◆ SUPPLIED MATERIAL ◆
---+---
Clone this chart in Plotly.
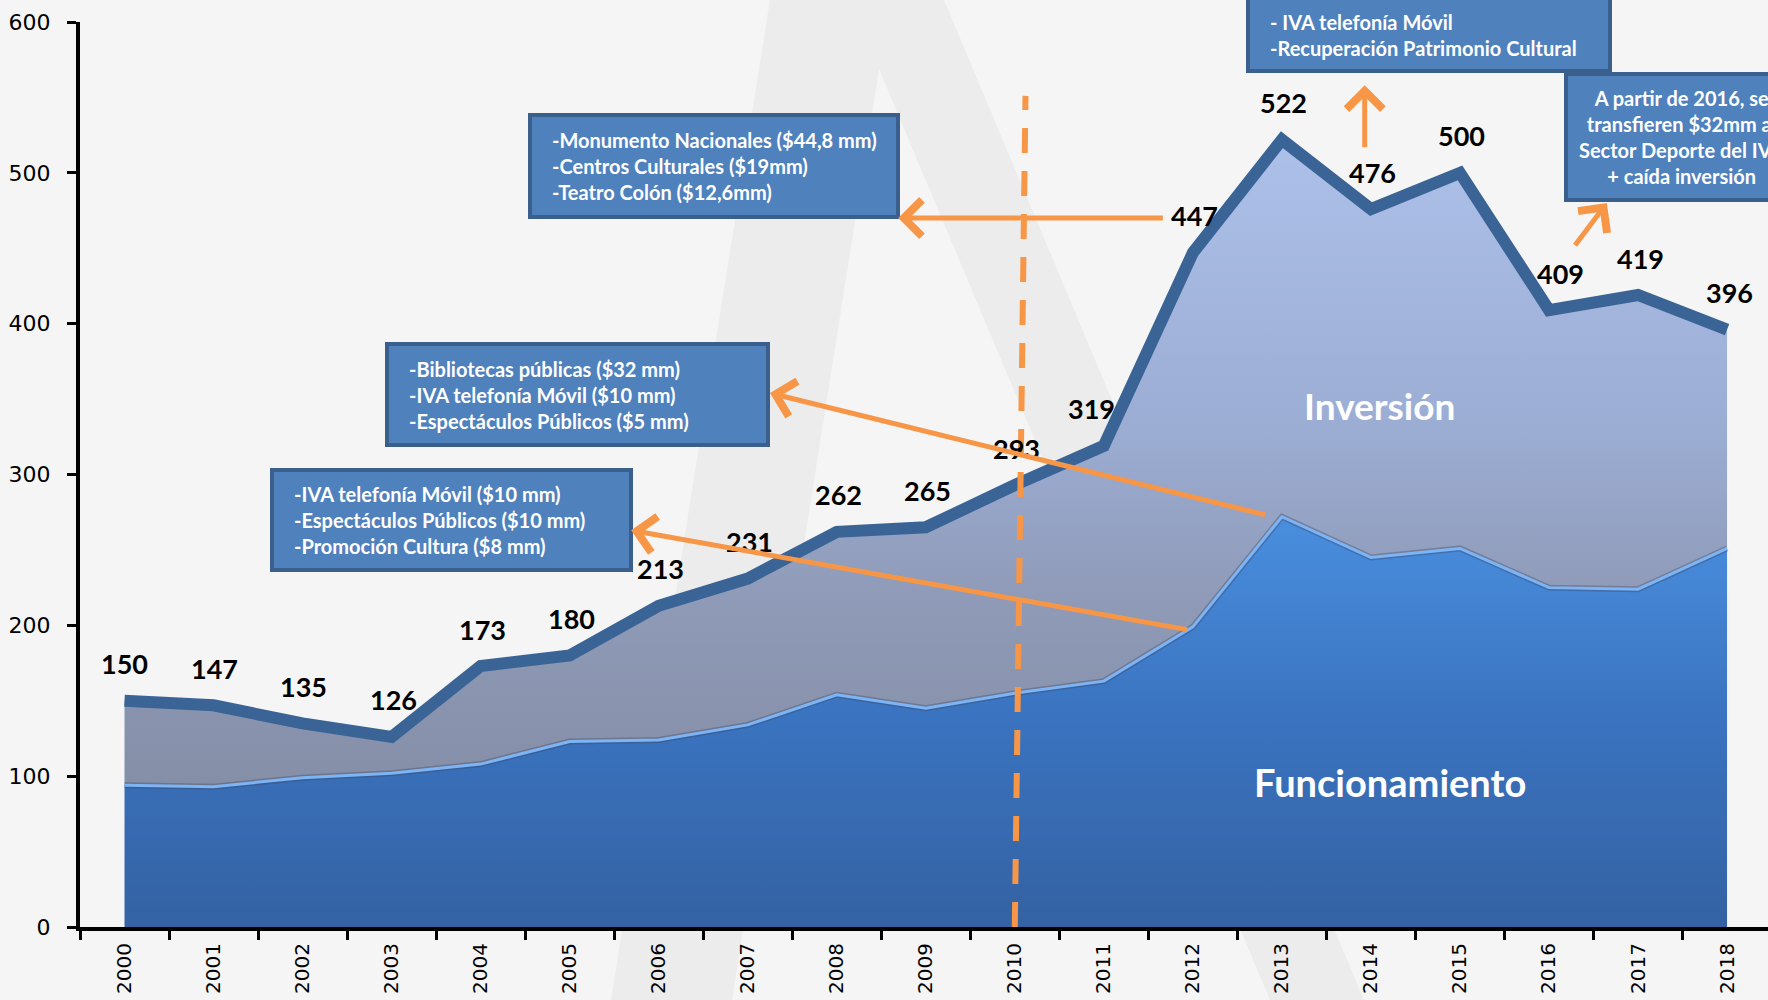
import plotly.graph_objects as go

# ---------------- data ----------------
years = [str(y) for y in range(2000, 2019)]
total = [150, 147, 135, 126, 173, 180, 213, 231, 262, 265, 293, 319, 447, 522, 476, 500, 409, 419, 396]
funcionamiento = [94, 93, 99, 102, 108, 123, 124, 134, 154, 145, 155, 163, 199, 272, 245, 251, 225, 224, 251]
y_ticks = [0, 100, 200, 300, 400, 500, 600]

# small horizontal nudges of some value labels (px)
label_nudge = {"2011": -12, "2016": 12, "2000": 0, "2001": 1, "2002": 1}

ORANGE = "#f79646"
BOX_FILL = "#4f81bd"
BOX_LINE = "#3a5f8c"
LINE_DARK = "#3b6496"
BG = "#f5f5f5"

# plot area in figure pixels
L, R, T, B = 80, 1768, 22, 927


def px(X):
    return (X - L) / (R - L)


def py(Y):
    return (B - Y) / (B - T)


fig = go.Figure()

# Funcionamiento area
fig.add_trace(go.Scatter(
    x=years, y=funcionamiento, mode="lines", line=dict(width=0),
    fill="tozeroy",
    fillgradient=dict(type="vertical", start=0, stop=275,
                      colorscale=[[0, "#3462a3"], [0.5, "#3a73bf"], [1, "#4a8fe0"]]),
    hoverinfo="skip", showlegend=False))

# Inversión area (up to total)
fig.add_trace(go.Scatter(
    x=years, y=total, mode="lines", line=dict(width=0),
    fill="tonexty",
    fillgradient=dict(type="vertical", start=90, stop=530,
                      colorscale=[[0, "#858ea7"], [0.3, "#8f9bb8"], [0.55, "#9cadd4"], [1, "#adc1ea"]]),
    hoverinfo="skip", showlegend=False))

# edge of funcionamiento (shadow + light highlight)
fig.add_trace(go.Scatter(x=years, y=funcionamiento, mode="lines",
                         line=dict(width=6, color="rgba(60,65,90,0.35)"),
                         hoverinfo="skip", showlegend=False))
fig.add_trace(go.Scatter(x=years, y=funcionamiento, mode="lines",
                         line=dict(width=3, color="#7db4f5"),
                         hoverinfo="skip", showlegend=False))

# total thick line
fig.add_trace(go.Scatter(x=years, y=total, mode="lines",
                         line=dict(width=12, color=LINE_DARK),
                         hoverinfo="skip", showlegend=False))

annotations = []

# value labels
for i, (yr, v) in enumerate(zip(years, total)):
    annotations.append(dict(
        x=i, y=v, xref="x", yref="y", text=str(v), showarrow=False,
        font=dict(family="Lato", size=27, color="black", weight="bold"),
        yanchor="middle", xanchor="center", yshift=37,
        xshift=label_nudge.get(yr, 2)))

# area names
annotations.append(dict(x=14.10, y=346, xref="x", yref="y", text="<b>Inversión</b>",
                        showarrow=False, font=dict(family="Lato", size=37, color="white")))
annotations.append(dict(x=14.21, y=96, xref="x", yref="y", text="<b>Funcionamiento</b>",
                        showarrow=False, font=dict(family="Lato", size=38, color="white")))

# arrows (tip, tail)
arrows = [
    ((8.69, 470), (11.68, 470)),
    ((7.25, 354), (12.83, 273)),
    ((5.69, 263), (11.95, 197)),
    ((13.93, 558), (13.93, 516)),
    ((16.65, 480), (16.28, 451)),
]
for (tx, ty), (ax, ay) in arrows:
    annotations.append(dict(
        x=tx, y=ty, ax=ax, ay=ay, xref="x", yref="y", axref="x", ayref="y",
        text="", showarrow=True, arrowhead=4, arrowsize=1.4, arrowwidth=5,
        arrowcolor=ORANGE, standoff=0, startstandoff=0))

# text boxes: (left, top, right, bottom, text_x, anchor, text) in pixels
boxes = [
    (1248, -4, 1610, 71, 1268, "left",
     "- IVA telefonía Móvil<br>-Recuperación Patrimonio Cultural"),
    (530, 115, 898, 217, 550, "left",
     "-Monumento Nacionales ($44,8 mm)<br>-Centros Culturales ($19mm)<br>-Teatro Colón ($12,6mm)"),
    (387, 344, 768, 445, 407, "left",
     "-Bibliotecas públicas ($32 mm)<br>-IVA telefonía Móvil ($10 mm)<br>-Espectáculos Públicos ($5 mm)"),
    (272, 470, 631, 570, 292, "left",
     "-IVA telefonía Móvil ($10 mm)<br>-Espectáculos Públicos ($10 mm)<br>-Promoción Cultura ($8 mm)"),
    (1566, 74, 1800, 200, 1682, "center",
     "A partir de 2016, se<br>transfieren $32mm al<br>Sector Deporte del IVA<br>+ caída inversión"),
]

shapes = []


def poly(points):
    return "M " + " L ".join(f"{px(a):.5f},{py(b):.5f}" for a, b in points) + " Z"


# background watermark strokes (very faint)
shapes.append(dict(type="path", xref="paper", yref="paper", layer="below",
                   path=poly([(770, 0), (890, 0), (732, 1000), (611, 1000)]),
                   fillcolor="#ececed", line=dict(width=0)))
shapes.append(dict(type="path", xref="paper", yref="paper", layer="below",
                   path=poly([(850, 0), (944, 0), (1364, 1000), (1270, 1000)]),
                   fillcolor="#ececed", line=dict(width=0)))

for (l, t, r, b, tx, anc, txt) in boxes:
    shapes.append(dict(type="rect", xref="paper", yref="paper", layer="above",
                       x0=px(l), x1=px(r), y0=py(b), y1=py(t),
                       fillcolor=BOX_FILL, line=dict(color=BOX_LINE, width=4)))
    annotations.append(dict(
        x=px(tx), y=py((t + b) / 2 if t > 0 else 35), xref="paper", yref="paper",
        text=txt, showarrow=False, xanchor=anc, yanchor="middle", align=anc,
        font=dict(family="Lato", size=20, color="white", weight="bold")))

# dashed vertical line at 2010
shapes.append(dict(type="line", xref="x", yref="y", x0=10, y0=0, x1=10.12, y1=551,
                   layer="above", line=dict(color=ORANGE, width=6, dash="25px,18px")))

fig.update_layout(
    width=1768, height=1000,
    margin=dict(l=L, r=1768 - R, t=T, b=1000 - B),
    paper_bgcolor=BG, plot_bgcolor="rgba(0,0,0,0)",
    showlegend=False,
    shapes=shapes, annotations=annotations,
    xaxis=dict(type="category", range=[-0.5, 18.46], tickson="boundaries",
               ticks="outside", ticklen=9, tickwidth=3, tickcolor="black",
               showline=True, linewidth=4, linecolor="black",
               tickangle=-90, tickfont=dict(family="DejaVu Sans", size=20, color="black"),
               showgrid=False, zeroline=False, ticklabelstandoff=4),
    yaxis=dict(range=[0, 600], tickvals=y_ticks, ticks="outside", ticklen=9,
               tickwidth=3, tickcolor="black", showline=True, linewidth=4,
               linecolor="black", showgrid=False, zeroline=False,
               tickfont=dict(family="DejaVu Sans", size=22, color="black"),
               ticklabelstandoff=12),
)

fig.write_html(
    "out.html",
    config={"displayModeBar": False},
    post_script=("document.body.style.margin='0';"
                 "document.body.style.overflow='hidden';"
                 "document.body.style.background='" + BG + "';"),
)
---+---
◆ TASK DIRECTIONS ◆
Begin at the top of the material above and output each line exactly, stopping after the line that holds "fig = go.Figure()". Leave out pictures.

◆ COMPLETE OUTPUT ◆
Clone this chart in Plotly.
import plotly.graph_objects as go

# ---------------- data ----------------
years = [str(y) for y in range(2000, 2019)]
total = [150, 147, 135, 126, 173, 180, 213, 231, 262, 265, 293, 319, 447, 522, 476, 500, 409, 419, 396]
funcionamiento = [94, 93, 99, 102, 108, 123, 124, 134, 154, 145, 155, 163, 199, 272, 245, 251, 225, 224, 251]
y_ticks = [0, 100, 200, 300, 400, 500, 600]

# small horizontal nudges of some value labels (px)
label_nudge = {"2011": -12, "2016": 12, "2000": 0, "2001": 1, "2002": 1}

ORANGE = "#f79646"
BOX_FILL = "#4f81bd"
BOX_LINE = "#3a5f8c"
LINE_DARK = "#3b6496"
BG = "#f5f5f5"

# plot area in figure pixels
L, R, T, B = 80, 1768, 22, 927


def px(X):
    return (X - L) / (R - L)


def py(Y):
    return (B - Y) / (B - T)


fig = go.Figure()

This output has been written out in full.